Professor Blacan may be a reliable predictor of how the 5th Circuit sees 2nd Amendment issues, but clearly not the Supreme Court.
"Prelogar has made it a habit to skip en banc review in the Fifth Circuit"
Weird, huh? It's almost like there is a certain circuit that practically requires Supreme Court review. Which, given the current makeup of the Supreme Court, is saying something.
So the sum total of your analysis in this post is to note that Range has more sympathetic facts than Rahimi?
“To the contrary, the Supreme Court seems to already have doubts about a precedent that, like Dobbs, is in its fifth trimester.”
Oh really? What are those doubts in your view? Do you find them to be legitimate?
This whole post strikes me as a substance-free vehicle to snark Prelogar and Kagan. Which is actually pretty on brand.
Why is this a Second Amendment case and not a case of reckless endangerment (how many bystanders has he shot at again?) or breach of the peace? There are very good reasons for keeping loaded firearms out of the hands of children, despite the fact that very few children are violent abusers with restraining orders against them. This jerk would seem to have the impulse control of a 4-year-old, and yet he's allowed to keep his loaded firearms? Apparently, common sense isn't something that gets considered when "originalism" is at the bar.
[Memo to Alito: "he said, she said" used to be the rule of thumb in male-on-female rape cases. It isn't any more. I'm pretty sure I don't want to live in whatever century you think this is.]
"This jerk would seem to have the impulse control of a 4-year-old, and yet he’s allowed to keep his loaded firearms?"
This jerk would seem to have committed multiple dangerous crimes, and yet they leave him out on the street while taking their own sweet time about prosecuting him for them?
Do you think telling him he couldn't have guns made him safe? Really? No, it's a form of security theater.
I think the Court has already tackled this particular question, haven't they? The "danger" that justifies regulation isn't that a being shot with a gun can harm you, it's the purpose of guns to be dangerous in that way.
It's a different sort of danger.
A hand grenade, that causes area damage, so you can't target just a person who you hypothetically might have a legal basis for shooting.
An anti-material gun, where you might shoot somebody in front of you, and the shot would then go through the wall behind them and take out somebody you didn't even see.
A booby trap, that could end up shooting somebody who was not legally at fault.
A defective gun, that might blow up in your hand, or go off if dropped.
The normal sort of danger a gun poses is a controlled danger, capable of being legally deployed.
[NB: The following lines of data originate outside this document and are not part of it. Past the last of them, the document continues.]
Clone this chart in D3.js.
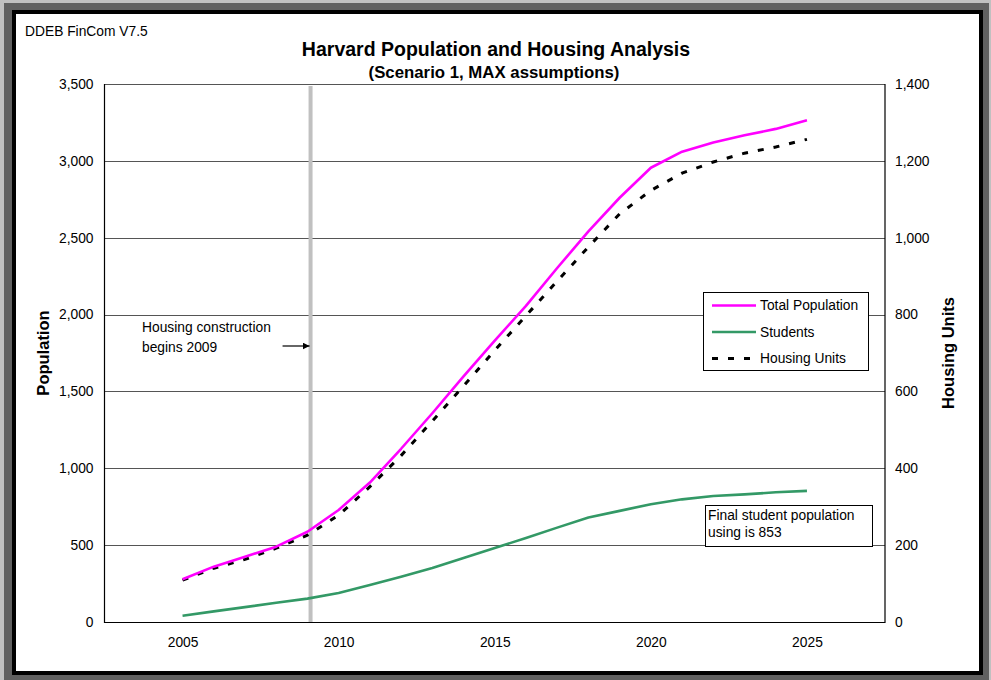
<!DOCTYPE html>
<html>
<head>
<meta charset="utf-8">
<script src="https://cdn.jsdelivr.net/npm/d3@7"></script>
<style>
  html, body { margin: 0; padding: 0; background: #c0c0c0; }
  svg { display: block; font-family: "Liberation Sans", Arial, Helvetica, sans-serif; }
</style>
</head>
<body>
<svg id="chart" width="991" height="680"></svg>
<script>
// Yearly projections, 2005-2025
const years = [2005, 2006, 2007, 2008, 2009, 2010, 2011, 2012, 2013, 2014, 2015,
               2016, 2017, 2018, 2019, 2020, 2021, 2022, 2023, 2024, 2025];
const totalPopulation = [278, 360, 425, 490, 587, 729, 907, 1127, 1358, 1598, 1830,
                         2057, 2303, 2541, 2760, 2955, 3060, 3120, 3166, 3208, 3264];
const students = [41, 69, 97, 125, 152, 189, 240, 295, 352, 416, 481,
                  547, 614, 680, 723, 766, 798, 820, 830, 844, 853];
const housingUnits = [109, 140, 163, 192, 226, 278, 352, 433, 523, 614, 707,
                      797, 887, 976, 1062, 1123, 1168, 1197, 1220, 1236, 1256];

const yearTicks = [2005, 2010, 2015, 2020, 2025];
const populationTicks = [0, 500, 1000, 1500, 2000, 2500, 3000, 3500];
const housingTicks = [0, 200, 400, 600, 800, 1000, 1200, 1400];
const seriesNames = ["Total Population", "Students", "Housing Units"];
const constructionStart = 2009.1;
const finalStudents = students[students.length - 1];

const svg = d3.select("#chart");
const W = 991, H = 680;
const FONT = 13.8;

// Framed page: grey shadow band, black border, white sheet
svg.append("rect").attr("x", 0).attr("y", 0).attr("width", W).attr("height", H).attr("fill", "#c0c0c0");
svg.append("rect").attr("x", 4).attr("y", 3).attr("width", 985).attr("height", 677).attr("fill", "#606060");
svg.append("rect").attr("x", 12).attr("y", 10).attr("width", 971).attr("height", 665).attr("fill", "#000");
svg.append("rect").attr("x", 16).attr("y", 14).attr("width", 963).attr("height", 657).attr("fill", "#fff");

const plot = { left: 104.5, right: 885, top: 84, bottom: 622 };

const x = d3.scaleLinear().domain([2002.5, 2027.5]).range([plot.left, plot.right]);
const yPop = d3.scaleLinear().domain([0, 3500]).range([plot.bottom, plot.top]);
const yHouse = d3.scaleLinear().domain([0, 1400]).range([plot.bottom, plot.top]);
const fmt = d3.format(",");

// Horizontal gridlines
svg.append("g")
  .selectAll("line")
  .data(populationTicks.filter(d => d > 0))
  .join("line")
  .attr("x1", plot.left).attr("x2", plot.right)
  .attr("y1", d => Math.round(yPop(d)) + 0.5).attr("y2", d => Math.round(yPop(d)) + 0.5)
  .attr("stroke", "#555").attr("stroke-width", 1);

// Plot frame (left, right, bottom)
svg.append("path")
  .attr("d", `M${plot.left},${plot.top}V${plot.bottom + 0.5}H${plot.right}V${plot.top}`)
  .attr("fill", "none").attr("stroke", "#000").attr("stroke-width", 1.2);

// Axes
const leftAxis = svg.append("g")
  .attr("transform", `translate(${plot.left},0)`)
  .call(d3.axisLeft(yPop).tickValues(populationTicks).tickFormat(fmt).tickSize(0).tickPadding(11));
const rightAxis = svg.append("g")
  .attr("transform", `translate(${plot.right},0)`)
  .call(d3.axisRight(yHouse).tickValues(housingTicks).tickFormat(fmt).tickSize(0).tickPadding(10));
const bottomAxis = svg.append("g")
  .attr("transform", `translate(0,${plot.bottom})`)
  .call(d3.axisBottom(x).tickValues(yearTicks).tickFormat(d3.format("d")).tickSize(0).tickPadding(15));
[leftAxis, rightAxis, bottomAxis].forEach(g => {
  g.select(".domain").remove();
  g.selectAll("text").attr("font-size", FONT).attr("fill", "#000")
    .attr("font-family", "\"Liberation Sans\", Arial, Helvetica, sans-serif");
});

// Construction start marker
svg.append("line")
  .attr("x1", x(constructionStart)).attr("x2", x(constructionStart))
  .attr("y1", plot.top + 2).attr("y2", plot.bottom)
  .attr("stroke", "#c0c0c0").attr("stroke-width", 4);

// Series lines
const line = (yScale, values) => d3.line()
  .x((d, i) => x(years[i]))
  .y(d => yScale(d))(values);

svg.append("path").attr("d", line(yPop, students))
  .attr("fill", "none").attr("stroke", "#339966").attr("stroke-width", 2.6)
  .attr("stroke-linejoin", "round");
svg.append("path").attr("d", line(yHouse, housingUnits))
  .attr("fill", "none").attr("stroke", "#000").attr("stroke-width", 3)
  .attr("stroke-dasharray", "6,10");
svg.append("path").attr("d", line(yPop, totalPopulation))
  .attr("fill", "none").attr("stroke", "#ff00ff").attr("stroke-width", 2.6)
  .attr("stroke-linejoin", "round");

// Titles
svg.append("text").attr("x", 25).attr("y", 36).attr("font-size", FONT).text("DDEB FinCom V7.5");
svg.append("text").attr("x", 496).attr("y", 56).attr("text-anchor", "middle")
  .attr("font-size", 19.5).attr("font-weight", "bold").text("Harvard Population and Housing Analysis");
svg.append("text").attr("x", 494).attr("y", 78).attr("text-anchor", "middle")
  .attr("font-size", 16.8).attr("font-weight", "bold").text("(Scenario 1, MAX assumptions)");

svg.append("text")
  .attr("transform", `translate(49,${(plot.top + plot.bottom) / 2}) rotate(-90)`)
  .attr("text-anchor", "middle").attr("font-size", 16.5).attr("font-weight", "bold").text("Population");
svg.append("text")
  .attr("transform", `translate(954,${(plot.top + plot.bottom) / 2}) rotate(-90)`)
  .attr("text-anchor", "middle").attr("font-size", 16.5).attr("font-weight", "bold").text("Housing Units");

// Construction note with arrow
svg.append("defs").append("marker")
  .attr("id", "arrow").attr("viewBox", "0 0 10 10").attr("refX", 10).attr("refY", 5)
  .attr("markerWidth", 7).attr("markerHeight", 7).attr("markerUnits", "userSpaceOnUse")
  .attr("orient", "auto")
  .append("path").attr("d", "M0,0L10,5L0,10Z").attr("fill", "#000");
svg.append("text").attr("x", 142).attr("y", 332).attr("font-size", FONT).text("Housing construction");
svg.append("text").attr("x", 142).attr("y", 352).attr("font-size", FONT).text("begins " + Math.floor(constructionStart));
svg.append("line")
  .attr("x1", x(constructionStart) - 28).attr("x2", x(constructionStart) - 1)
  .attr("y1", 346).attr("y2", 346)
  .attr("stroke", "#000").attr("stroke-width", 1.2).attr("marker-end", "url(#arrow)");

// Legend
const legend = svg.append("g").attr("transform", "translate(703,292)");
legend.append("rect").attr("x", 0.5).attr("y", 0.5).attr("width", 165).attr("height", 78)
  .attr("fill", "#fff").attr("stroke", "#000").attr("stroke-width", 1);
const legendStyles = [
  { color: "#ff00ff", dash: null, width: 2.6 },
  { color: "#339966", dash: null, width: 2.6 },
  { color: "#000", dash: "6,10", width: 3 }
];
seriesNames.forEach((name, i) => {
  const cy = 13.5 + i * 26.5;
  legend.append("line").attr("x1", 9).attr("x2", 53).attr("y1", cy).attr("y2", cy)
    .attr("stroke", legendStyles[i].color).attr("stroke-width", legendStyles[i].width)
    .attr("stroke-dasharray", legendStyles[i].dash);
  legend.append("text").attr("x", 57).attr("y", cy).attr("dy", "0.35em")
    .attr("font-size", FONT).text(name);
});

// Final student note
const note = svg.append("g").attr("transform", "translate(705,505)");
note.append("rect").attr("x", 0.5).attr("y", 0.5).attr("width", 167).attr("height", 41)
  .attr("fill", "#fff").attr("stroke", "#000").attr("stroke-width", 1);
note.append("text").attr("x", 3).attr("y", 15).attr("font-size", FONT).text("Final student population");
note.append("text").attr("x", 3).attr("y", 32).attr("font-size", FONT).text("using is " + finalStudents);
</script>
</body>
</html>
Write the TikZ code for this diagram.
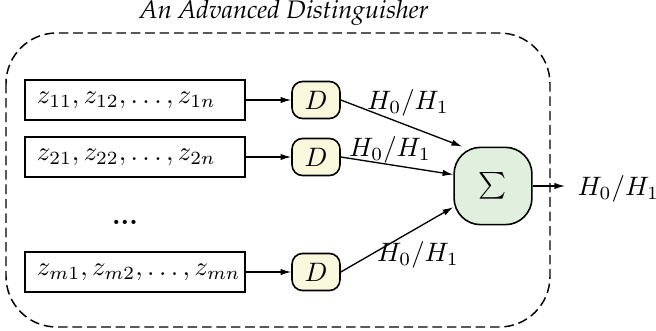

The sort that can be regulated is the sort of danger that escapes that control.
re: Those are temporary - No. Or at least, not always. I'd venture to say not most times but that probably varies by jurisdiction.
re: subject to more formal challenge after - Theoretically, yes but if you do so, 1) you do so at your own considerable expense and 2) you piss off the judge who has control over your access to your kids, etc. As a practical matter, the answer is basically also no here.
In addition to the points Rossami raised, a temporary injustice is still an injustice
I think the Kopel brief surveys all States' laws on whether the order is temporary, extendable, or permanent, and how such orders are sought and issued. That brief was reviewed on this blog.
I agree that there's no principled way to argue that machine guns are outside the protection of the 2nd Amendment. They are commonly borne infantry weapons.
That is the point, and they should be, and this Court is not remotely prepared to go there.
And proof that originalism is a results-oriented sham.
And if they held that machine guns were protected, you'd call them extreme and crazy. Some choice you've given them!
You don't get handed a machine gun on your first day of boot. Training, certification, and safety procedures are part of what makes a militia well-regulated.
I have no issue with mandatory military service.